The case concerned a Vancouver businessman and political volunteer who claimed a site defamed him by linking to an libellous article.

The article with the links in question was entitled “Free Speech in Canada”.

“The internet cannot, in short, provide access to information without hyperlinks,” Justice Rosalie Abella wrote in the court’s decision.

“Limiting their usefulness by subjecting them to the traditional publication rule would have the effect of seriously restricting the flow of information and, as a result, freedom of expression.”

This is interesting, as the logical conclusion is that if someone set up an anonymous site and published details of cases where people have name suppression and then bloggers and even the news media then provided a simple link to that site then they would not be deemed to be publishing that information.

The Supreme Court decision upheld the rulings of two lower Canadian courts, including the British Columbia Supreme Court.

Mr Crookes, the businessman, asked website owner Jon Newton to remove the links. Mr Newton refused.

The website did not reproduce any of the disputed material, nor make any comment about it, a crucial distinction of the case.

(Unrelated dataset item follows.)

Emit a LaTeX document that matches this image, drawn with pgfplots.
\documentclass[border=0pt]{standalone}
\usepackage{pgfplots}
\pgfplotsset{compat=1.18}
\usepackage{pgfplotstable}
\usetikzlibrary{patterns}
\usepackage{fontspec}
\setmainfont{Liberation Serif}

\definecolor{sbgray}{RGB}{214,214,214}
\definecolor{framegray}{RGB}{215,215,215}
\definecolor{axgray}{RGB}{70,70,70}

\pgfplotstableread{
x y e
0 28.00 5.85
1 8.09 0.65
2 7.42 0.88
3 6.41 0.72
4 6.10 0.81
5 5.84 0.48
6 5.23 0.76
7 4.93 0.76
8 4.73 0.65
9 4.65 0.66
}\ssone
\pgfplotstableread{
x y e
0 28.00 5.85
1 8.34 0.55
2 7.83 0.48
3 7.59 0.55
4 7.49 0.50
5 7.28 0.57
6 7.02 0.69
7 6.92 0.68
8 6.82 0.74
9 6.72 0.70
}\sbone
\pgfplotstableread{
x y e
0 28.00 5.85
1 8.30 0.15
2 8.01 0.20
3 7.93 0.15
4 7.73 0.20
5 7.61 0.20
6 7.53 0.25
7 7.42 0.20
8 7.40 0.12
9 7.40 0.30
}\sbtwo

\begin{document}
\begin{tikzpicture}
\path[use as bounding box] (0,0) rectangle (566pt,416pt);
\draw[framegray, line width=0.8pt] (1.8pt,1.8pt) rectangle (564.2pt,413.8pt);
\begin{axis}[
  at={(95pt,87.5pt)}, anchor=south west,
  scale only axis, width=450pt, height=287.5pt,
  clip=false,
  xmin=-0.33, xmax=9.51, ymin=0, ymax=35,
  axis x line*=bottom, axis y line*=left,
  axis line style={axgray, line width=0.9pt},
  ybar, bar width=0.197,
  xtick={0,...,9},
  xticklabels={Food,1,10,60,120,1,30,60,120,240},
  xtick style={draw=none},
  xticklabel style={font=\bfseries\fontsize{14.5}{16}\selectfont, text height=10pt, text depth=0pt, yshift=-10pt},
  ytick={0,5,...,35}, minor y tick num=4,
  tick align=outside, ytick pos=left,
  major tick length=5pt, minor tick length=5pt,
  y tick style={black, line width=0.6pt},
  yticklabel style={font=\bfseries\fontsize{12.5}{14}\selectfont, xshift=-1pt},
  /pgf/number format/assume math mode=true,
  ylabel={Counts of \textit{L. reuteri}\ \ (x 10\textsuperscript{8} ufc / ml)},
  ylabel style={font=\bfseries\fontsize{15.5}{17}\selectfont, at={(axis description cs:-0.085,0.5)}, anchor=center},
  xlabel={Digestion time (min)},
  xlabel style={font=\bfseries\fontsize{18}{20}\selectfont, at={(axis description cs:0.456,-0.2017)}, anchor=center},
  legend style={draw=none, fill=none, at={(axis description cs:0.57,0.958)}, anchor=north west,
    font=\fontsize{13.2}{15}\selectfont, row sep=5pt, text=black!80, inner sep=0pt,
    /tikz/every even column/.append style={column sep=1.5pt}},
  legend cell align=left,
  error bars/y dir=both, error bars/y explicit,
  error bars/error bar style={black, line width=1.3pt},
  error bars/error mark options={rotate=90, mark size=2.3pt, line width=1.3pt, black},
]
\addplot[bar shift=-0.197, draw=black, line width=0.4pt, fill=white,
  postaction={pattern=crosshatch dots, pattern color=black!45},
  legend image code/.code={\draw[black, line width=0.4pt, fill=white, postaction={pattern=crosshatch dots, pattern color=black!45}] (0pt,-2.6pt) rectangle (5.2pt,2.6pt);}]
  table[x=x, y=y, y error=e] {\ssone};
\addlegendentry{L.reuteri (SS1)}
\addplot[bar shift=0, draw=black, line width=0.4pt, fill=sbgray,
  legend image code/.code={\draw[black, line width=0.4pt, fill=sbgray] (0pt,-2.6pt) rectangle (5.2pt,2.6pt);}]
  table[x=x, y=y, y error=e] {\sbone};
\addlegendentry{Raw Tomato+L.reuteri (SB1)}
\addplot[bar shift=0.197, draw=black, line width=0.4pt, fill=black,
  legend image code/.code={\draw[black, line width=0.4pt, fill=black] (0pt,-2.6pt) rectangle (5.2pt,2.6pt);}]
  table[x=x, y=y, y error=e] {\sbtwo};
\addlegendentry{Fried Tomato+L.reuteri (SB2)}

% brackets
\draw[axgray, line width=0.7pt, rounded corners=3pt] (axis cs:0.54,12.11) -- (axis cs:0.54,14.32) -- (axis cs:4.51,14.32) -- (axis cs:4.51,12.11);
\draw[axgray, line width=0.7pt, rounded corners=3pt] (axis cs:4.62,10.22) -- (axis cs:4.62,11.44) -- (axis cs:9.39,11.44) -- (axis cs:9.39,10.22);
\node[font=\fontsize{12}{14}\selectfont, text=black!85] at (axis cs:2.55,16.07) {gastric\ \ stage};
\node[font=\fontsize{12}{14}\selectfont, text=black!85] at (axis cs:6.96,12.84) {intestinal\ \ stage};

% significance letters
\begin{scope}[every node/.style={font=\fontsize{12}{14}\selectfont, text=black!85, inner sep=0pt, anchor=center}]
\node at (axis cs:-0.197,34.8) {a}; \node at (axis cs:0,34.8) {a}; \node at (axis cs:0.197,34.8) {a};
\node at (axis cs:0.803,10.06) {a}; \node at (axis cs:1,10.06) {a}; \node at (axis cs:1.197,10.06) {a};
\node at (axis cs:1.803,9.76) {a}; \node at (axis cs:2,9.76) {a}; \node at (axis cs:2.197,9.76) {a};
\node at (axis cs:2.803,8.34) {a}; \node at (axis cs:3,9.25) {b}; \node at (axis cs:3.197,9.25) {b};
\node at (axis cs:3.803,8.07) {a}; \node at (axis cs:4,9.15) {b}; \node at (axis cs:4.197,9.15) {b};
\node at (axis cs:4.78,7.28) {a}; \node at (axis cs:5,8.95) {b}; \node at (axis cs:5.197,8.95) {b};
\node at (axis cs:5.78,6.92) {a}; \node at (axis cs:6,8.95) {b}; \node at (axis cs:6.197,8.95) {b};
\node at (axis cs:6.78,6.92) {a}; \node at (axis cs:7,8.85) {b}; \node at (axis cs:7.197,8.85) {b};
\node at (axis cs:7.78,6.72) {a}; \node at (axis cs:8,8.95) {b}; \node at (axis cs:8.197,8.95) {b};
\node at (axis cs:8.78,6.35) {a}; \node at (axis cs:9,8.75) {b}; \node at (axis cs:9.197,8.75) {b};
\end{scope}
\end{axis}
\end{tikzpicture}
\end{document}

Free speech advocates and media policy researchers hailed the ruling.

“The court recognises that simply posting a link to material that may be libellous is a far cry from publishing or repeating the libel, let alone endorsing what has been said in the linked post,” Dean Jobb, a journalism professor at University of King’s College told Canada’s Globe and Mail newspaper.

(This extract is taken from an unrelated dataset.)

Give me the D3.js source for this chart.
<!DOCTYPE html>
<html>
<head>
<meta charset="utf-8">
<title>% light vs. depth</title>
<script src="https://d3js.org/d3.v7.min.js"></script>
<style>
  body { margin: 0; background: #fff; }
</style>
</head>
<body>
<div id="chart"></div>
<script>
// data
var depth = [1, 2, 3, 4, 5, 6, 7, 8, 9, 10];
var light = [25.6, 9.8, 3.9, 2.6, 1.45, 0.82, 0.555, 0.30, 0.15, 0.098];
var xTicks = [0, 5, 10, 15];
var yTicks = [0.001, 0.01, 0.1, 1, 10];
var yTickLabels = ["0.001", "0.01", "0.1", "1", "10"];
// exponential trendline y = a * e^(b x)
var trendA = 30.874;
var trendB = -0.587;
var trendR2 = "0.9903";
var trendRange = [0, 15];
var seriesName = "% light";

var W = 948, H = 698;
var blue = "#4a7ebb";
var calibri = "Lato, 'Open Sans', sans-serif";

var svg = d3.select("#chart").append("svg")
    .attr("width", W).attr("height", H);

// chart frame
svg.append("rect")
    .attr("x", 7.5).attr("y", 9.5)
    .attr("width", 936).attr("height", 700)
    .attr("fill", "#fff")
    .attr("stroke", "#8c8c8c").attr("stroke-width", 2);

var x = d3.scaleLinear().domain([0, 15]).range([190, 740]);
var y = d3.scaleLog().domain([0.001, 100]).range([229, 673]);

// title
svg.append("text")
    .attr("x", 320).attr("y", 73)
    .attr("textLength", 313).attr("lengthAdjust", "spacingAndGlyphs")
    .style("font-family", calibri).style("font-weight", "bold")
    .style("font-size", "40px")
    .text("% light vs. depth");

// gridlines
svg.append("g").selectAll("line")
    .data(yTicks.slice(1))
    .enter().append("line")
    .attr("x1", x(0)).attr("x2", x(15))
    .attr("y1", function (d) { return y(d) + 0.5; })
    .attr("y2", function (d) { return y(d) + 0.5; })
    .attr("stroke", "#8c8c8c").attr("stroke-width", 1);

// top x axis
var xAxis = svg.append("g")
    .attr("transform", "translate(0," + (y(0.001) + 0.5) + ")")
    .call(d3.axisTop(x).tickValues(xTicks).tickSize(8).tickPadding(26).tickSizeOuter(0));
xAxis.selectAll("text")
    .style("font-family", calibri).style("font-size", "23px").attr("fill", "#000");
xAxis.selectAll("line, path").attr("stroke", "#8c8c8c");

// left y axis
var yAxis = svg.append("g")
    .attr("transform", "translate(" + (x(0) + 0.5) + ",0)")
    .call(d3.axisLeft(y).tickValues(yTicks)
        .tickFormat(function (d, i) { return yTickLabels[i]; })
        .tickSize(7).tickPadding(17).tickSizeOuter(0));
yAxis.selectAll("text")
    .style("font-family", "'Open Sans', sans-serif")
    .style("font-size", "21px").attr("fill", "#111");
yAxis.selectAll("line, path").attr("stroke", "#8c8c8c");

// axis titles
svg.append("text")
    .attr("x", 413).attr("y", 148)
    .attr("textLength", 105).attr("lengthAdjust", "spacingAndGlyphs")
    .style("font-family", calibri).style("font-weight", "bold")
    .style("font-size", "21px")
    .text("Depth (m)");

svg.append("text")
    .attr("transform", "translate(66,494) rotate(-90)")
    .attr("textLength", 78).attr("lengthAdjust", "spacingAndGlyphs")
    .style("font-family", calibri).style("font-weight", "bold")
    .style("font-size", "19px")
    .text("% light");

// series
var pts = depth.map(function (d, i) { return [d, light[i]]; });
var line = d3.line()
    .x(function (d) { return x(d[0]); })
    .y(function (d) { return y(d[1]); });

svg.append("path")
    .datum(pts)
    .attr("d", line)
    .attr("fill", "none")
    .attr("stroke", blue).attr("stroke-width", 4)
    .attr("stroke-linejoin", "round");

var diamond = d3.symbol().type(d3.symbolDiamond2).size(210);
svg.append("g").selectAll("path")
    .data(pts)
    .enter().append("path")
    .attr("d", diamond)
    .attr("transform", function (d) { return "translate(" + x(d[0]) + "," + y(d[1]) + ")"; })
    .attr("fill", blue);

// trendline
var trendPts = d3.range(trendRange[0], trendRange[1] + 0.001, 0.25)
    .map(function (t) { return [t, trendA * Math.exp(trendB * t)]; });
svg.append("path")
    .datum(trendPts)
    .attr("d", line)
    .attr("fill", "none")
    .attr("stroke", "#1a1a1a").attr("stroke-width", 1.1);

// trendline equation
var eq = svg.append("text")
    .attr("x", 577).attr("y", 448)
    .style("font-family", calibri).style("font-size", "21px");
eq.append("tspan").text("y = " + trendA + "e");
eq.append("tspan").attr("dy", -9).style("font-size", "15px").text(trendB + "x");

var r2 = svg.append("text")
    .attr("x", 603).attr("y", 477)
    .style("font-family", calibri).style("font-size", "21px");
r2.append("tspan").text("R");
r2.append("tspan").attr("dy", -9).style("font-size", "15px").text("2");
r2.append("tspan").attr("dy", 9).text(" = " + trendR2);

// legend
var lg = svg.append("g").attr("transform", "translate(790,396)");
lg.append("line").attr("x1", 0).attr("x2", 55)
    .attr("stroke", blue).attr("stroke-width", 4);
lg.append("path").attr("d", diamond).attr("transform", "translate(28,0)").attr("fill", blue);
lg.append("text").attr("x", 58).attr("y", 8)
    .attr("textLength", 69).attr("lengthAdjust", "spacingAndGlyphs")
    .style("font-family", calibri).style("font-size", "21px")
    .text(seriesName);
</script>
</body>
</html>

In the United States, publishers who link, and have comments and other forms of third-party material posted on their websites are protected from defamation complaints by a section of a 1996 law.

  • Petal

    “This is interesting, as the logical conclusion is that if someone set up an anonymous site and published details of cases where people have name suppression and then bloggers and even the news media then provided a simple link to that site then they would not be deemed to be publishing that information”

    A long time ago, I was at the wrong end of a Crown Law opinion that linking to a site that sold DVDs that were not rated for NZ audiences, and getting referral income from this, would make me liable for prosecution.

    I neither had the deep pockets nor the appetite to test this Opinion in court, so I folded.  That issue still hangs over me should I ever return to causing a NZ citizen to purchase a DVD from overseas…  the prosecution was suspended on the basis that I would stop immediately.

    I am still not aware that there is any NZ case law that has sorted the linking-to-something issues in a way that allows people to know in advance what they are doing will be considered legal – or not.